Drake, Leah Bodine. A Hornbook for Witches. Arkham House, 1950. First edition hardback, a Near Fine copy with foxing to gutters and under flaps, slight bumping at heel (and unlike most Arkham (and U.S.) books, the printing on the book is 180° off what you would expect, running up the spine rather than down, so from bottom to top it reads “Drake • A HORNBOOK FOR WITCHES • Arkham House”), and a very slight bit of wear to Arkham’s usual Black Novelex boards, in a Near Fine- dust jacket with shallow 1/16″ chipping at head, heel and points, and age darkening to spine; a fairly nice copy. One of the rarest Arkham House books, with only 553 copies printed, and Jaffrey states that Drake took “about 300 copies” for her own distribution. Derleth, Thirty Years of Arkham House, 43. Joshi, Sixty Years of Arkham House, 43. Jaffery, Horrors and Unpleasantries, 40 (“There are few copies around, and copies are really hard to come by”). Nielsen, Arkham House Books, 44 (and #5 on his list of “The Thirty-Five Most Valuable Arkham House Books”). Locke, A Spectrum of Fantasy Three, page 29. Kemp, The Anthem Series, pages 334 (“Scarcest Arkham House title of all.”), which also notes an audiobook edition of the title narrated by Vincent Price (though evidently only including four of the poems here). Bought from a fellow Biblio dealer for $832.

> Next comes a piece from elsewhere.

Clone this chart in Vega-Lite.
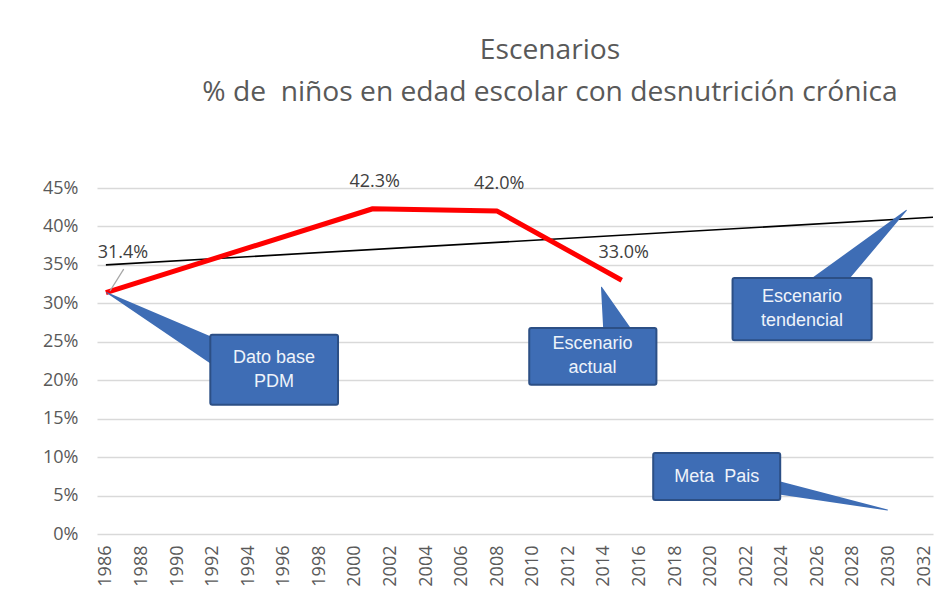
{
  "$schema": "https://vega.github.io/schema/vega-lite/v6.json",
  "width": 836,
  "height": 346,
  "autosize": {"type": "none"},
  "padding": {"left": 97, "top": 188, "right": 6, "bottom": 62},
  "background": "white",
  "config": {
    "view": {"stroke": null},
    "font": "Open Sans"
  },
  "title": {
    "text": ["Escenarios", "% de\u00a0 niños en edad escolar con desnutrición crónica"],
    "font": "Open Sans",
    "fontSize": 28.2,
    "fontWeight": "normal",
    "color": "#595959",
    "lineHeight": 42,
    "anchor": "middle",
    "dx": 35,
    "offset": 66
  },
  "datasets": {
    "scenarios": [
      {"year": 1986, "pct": 0.314},
      {"year": 2001, "pct": 0.423},
      {"year": 2008, "pct": 0.420},
      {"year": 2015, "pct": 0.330}
    ],
    "trend": [
      {"year": 1986, "pct": 0.350},
      {"year": 2032.5, "pct": 0.412}
    ],
    "callouts": [
      {"label": "Dato base\nPDM", "x0": 1991.87, "x1": 1999.05, "y0": 0.168, "y1": 0.259, "cx": 1995.45, "cy": 0.213},
      {"label": "Escenario\nactual", "x0": 2009.8, "x1": 2016.95, "y0": 0.194, "y1": 0.268, "cx": 2013.36, "cy": 0.231},
      {"label": "Escenario\ntendencial", "x0": 2021.23, "x1": 2029.05, "y0": 0.252, "y1": 0.333, "cx": 2025.14, "cy": 0.2926},
      {"label": "Meta\u00a0 Pais", "x0": 2016.77, "x1": 2023.91, "y0": 0.0442, "y1": 0.1053, "cx": 2020.34, "cy": 0.0741}
    ],
    "pointers": [
      {"callout": "Dato base PDM", "part": "tip", "year": 1986.05, "pct": 0.314},
      {"callout": "Dato base PDM", "part": "wide", "year": 1993.2, "pct": 0.2237},
      {"callout": "Escenario actual", "part": "tip", "year": 2013.86, "pct": 0.321},
      {"callout": "Escenario actual", "part": "wider", "year": 2014.98, "pct": 0.246},
      {"callout": "Escenario tendencial", "part": "tip", "year": 2031.0, "pct": 0.421},
      {"callout": "Escenario tendencial", "part": "wide", "year": 2026.31, "pct": 0.32},
      {"callout": "Meta Pais", "part": "tip", "year": 2029.94, "pct": 0.0312},
      {"callout": "Meta Pais", "part": "narrow", "year": 2023.36, "pct": 0.0624}
    ]
  },
  "layer": [
    {
      "data": {"name": "trend"},
      "mark": {"type": "line", "color": "#000000", "strokeWidth": 1.6},
      "encoding": {
        "x": {
          "field": "year", "type": "quantitative",
          "scale": {"domain": [1985.5, 2032.5], "nice": false, "zero": false},
          "axis": {
            "title": null,
            "values": [1986, 1988, 1990, 1992, 1994, 1996, 1998, 2000, 2002, 2004, 2006, 2008, 2010, 2012, 2014, 2016, 2018, 2020, 2022, 2024, 2026, 2028, 2030, 2032],
            "tickCount": 100,
            "format": "d",
            "labelAngle": -90,
            "labelFont": "Open Sans",
            "labelFontSize": 18,
            "labelColor": "#595959",
            "labelPadding": 11,
            "labelOverlap": false,
            "labelFlush": false,
            "domain": false,
            "ticks": false,
            "grid": false
          }
        },
        "y": {
          "field": "pct", "type": "quantitative",
          "scale": {"domain": [0, 0.45], "nice": false},
          "axis": {
            "title": null,
            "values": [0, 0.05, 0.1, 0.15, 0.2, 0.25, 0.3, 0.35, 0.4, 0.45],
            "tickCount": 100,
            "format": ".0%",
            "labelFont": "Open Sans",
            "labelFontSize": 18,
            "labelColor": "#595959",
            "labelPadding": 19,
            "labelOverlap": false,
            "domain": false,
            "ticks": false,
            "grid": true,
            "gridColor": "#D9D9D9",
            "gridWidth": 1.3
          }
        }
      }
    },
    {
      "data": {"name": "scenarios"},
      "mark": {"type": "line", "color": "#FF0000", "strokeWidth": 5, "strokeJoin": "round"},
      "encoding": {
        "x": {"field": "year", "type": "quantitative"},
        "y": {"field": "pct", "type": "quantitative"}
      }
    },
    {
      "data": {"name": "scenarios"},
      "transform": [{"filter": "datum.year != 1986"}],
      "mark": {"type": "text", "font": "Open Sans", "fontSize": 18, "color": "#404040", "dy": -27, "dx": 2, "baseline": "middle", "align": "center"},
      "encoding": {
        "x": {"field": "year", "type": "quantitative"},
        "y": {"field": "pct", "type": "quantitative"},
        "text": {"field": "pct", "type": "quantitative", "format": ".1%"}
      }
    },
    {
      "data": {"name": "scenarios"},
      "transform": [{"filter": "datum.year == 1986"}],
      "mark": {"type": "text", "font": "Open Sans", "fontSize": 18, "color": "#404040", "dy": -40, "dx": 17, "baseline": "middle", "align": "center"},
      "encoding": {
        "x": {"field": "year", "type": "quantitative"},
        "y": {"field": "pct", "type": "quantitative"},
        "text": {"field": "pct", "type": "quantitative", "format": ".1%"}
      }
    },
    {
      "data": {"values": [{}]},
      "mark": {"type": "rule", "color": "#A6A6A6", "strokeWidth": 1.3},
      "encoding": {
        "x": {"datum": 1986.23, "type": "quantitative"},
        "y": {"datum": 0.316, "type": "quantitative"},
        "x2": {"datum": 1987.0},
        "y2": {"datum": 0.3446}
      }
    },
    {
      "data": {"name": "pointers"},
      "mark": {"type": "trail", "color": "#3E6DB5"},
      "encoding": {
        "x": {"field": "year", "type": "quantitative"},
        "y": {"field": "pct", "type": "quantitative"},
        "detail": {"field": "callout", "type": "nominal"},
        "size": {"field": "part", "type": "nominal", "scale": {"type": "ordinal", "domain": ["tip", "narrow", "wide", "wider"], "range": [0, 14, 29, 36]}, "legend": null}
      }
    },
    {
      "data": {"name": "callouts"},
      "mark": {"type": "rect", "color": "#3E6DB5", "stroke": "#2C4F85", "strokeWidth": 2, "cornerRadius": 2},
      "encoding": {
        "x": {"field": "x0", "type": "quantitative"},
        "x2": {"field": "x1"},
        "y": {"field": "y0", "type": "quantitative"},
        "y2": {"field": "y1"}
      }
    },
    {
      "data": {"name": "callouts"},
      "transform": [{"filter": "indexof(datum.label, '\\n') >= 0"}],
      "mark": {"type": "text", "font": "Liberation Sans", "fontSize": 18, "color": "#EEF3FA", "lineBreak": "\n", "lineHeight": 24, "baseline": "middle", "align": "center", "dy": -12},
      "encoding": {
        "x": {"field": "cx", "type": "quantitative"},
        "y": {"field": "cy", "type": "quantitative"},
        "text": {"field": "label", "type": "nominal"}
      }
    },
    {
      "data": {"name": "callouts"},
      "transform": [{"filter": "indexof(datum.label, '\\n') < 0"}],
      "mark": {"type": "text", "font": "Liberation Sans", "fontSize": 18, "color": "#EEF3FA", "baseline": "middle", "align": "center"},
      "encoding": {
        "x": {"field": "cx", "type": "quantitative"},
        "y": {"field": "cy", "type": "quantitative"},
        "text": {"field": "label", "type": "nominal"}
      }
    }
  ]
}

Library Additions: Six Signed Ray Bradbury Firsts
Monday, October 10th, 2022Someone had a lot of eleven Ray Bradbury firsts listed on eBay for $420, and accepted a $300 offer. These are the ones going into my library (two replacing unsigned copies), the rest will be offered for sale in the next Lame Excuse Books catalog.
Library Addition: Robert E. Howard’s Always Comes Evening
Tuesday, July 12th, 2022This isn’t the most expensive book I’ve bought, but it’s up in the top 10.
Howard, Robert E. Always Comes Evening. Arkham House, 1957. First edition hardback, a Fine- copy with an old bookstore sticker inside the front cover and just a trace of foxing to gutters, in a Near Fine, price-clipped dust jacket with slight dust soiling to rear cover and slight age-darkening to letters, and a few other touches of wear. “Another volume that must be called a landmark.” – S. T. Joshi, Sixty Years of Arkham House. Howard’s first poetry collection, the second of three Howard books published by Arkham House, compiled by Howard estate executor Glenn Lord. Derleth, Thirty Years of Arkham House, 50. Joshi, Sixty Years of Arkham House 50. Jaffrey, Horrors and Unpleasantries, 49. Nielsen, Arkham House Books 53. Nielsen also ranks it 9th for scarcity and 13th most valuable, though the latter is out of date, since it’s much pricier and harder to find that Skull-Face and Others these days. Bought off eBay for $650.